* _Task objective_
Isolate every line in the records below with "diagram" in it.

____

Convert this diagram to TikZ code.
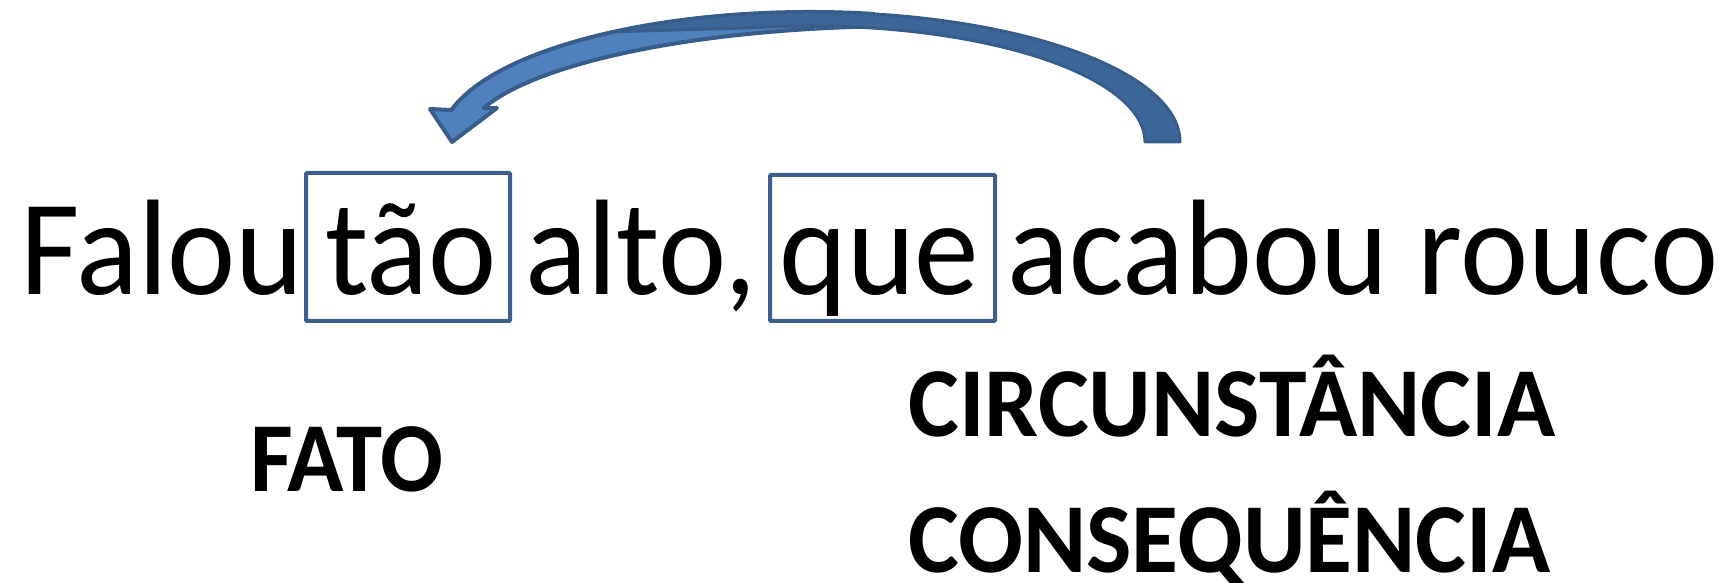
\documentclass[tikz,border=0pt]{standalone}
\usepackage{fontspec}
\setmainfont{Carlito}
\usetikzlibrary{calc}
\definecolor{outl}{HTML}{385D8A}
\definecolor{lightarm}{HTML}{4F81BD}
\definecolor{darkarm}{HTML}{3D6698}
\definecolor{boxc}{HTML}{3C5F8E}
\begin{document}
\begin{tikzpicture}[x=1pt,y=1pt,
  word/.style={inner sep=0pt,anchor=base west,xscale=0.95,font=\fontsize{136}{160}\selectfont},
  label/.style={inner sep=0pt,anchor=base west,xscale=0.97,font=\fontsize{99}{115}\selectfont\bfseries},
  wbox/.style={draw=boxc,line width=4pt,rounded corners=1pt},
  headarm/.style={fill=lightarm,draw=outl,line width=4pt,line join=round},
  tailarm/.style={fill=darkarm,draw=outl,line width=3pt,line join=round}]
\useasboundingbox (0,0) rectangle (1721,583);
% words
\node[word] (w1) at (20,288) {Falou};
\node[word] (w2) at (325,288) {tão};
\node[word] (w3) at (525,288) {alto,};
\node[word] (w4) at (779,288) {que};
\node[word] (w5) at (1007,288) {acabou rouco};
% boxes
\coordinate (b1a) at (306,262);
\coordinate (b1b) at (510,410);
\coordinate (b2a) at (770,262);
\coordinate (b2b) at (995,408);
\draw[wbox] (b1a) rectangle (b1b);
\draw[wbox] (b2a) rectangle (b2b);
% labels
\node[label,xscale=0.94/0.97] (fato) at (250,91) {FATO};
\node[label] (circ) at (908,146) {CIRCUNSTÂNCIA};
\node[label] (cons) at (908,10) {CONSEQUÊNCIA};
% curved arrow
\coordinate (oc) at (810,441);
\coordinate (hc) at (911,441);
\draw[headarm] ($(oc)+(165.75:370pt and 130pt)$)
  arc[start angle=165.75,end angle=80,x radius=370pt,y radius=130pt]
  -- ($(hc)+(94.7:447pt and 116pt)$)
  arc[start angle=94.7,end angle=163,x radius=447pt,y radius=116pt]
  -- (497,475) -- (452,441) -- (430,474) -- cycle;
\draw[tailarm] ($(oc)+(0:370pt and 130pt)$)
  arc[start angle=0,end angle=122,x radius=370pt,y radius=130pt]
  -- ($(oc)+(100:335pt and 116pt)$)
  arc[start angle=100,end angle=0,x radius=335pt,y radius=116pt]
  -- cycle;
\end{tikzpicture}
\end{document}
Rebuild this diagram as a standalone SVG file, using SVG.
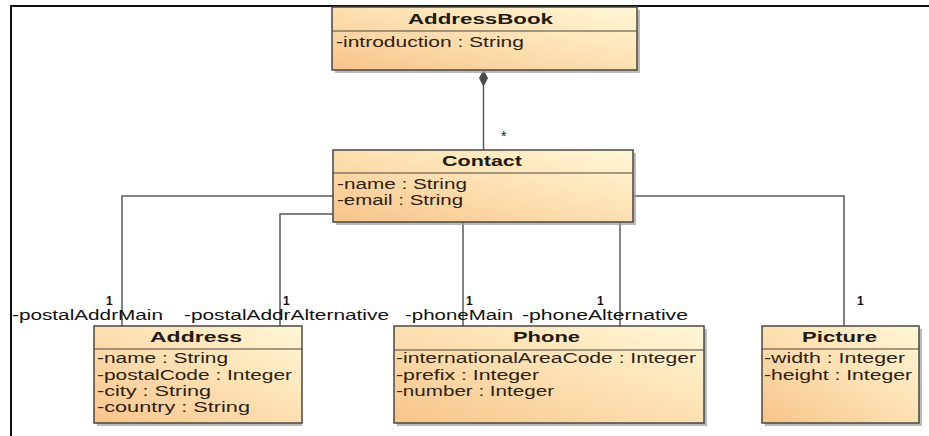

____

* _Response to the exercise_
Convert this diagram to TikZ code.
Rebuild this diagram as a standalone SVG file, using SVG.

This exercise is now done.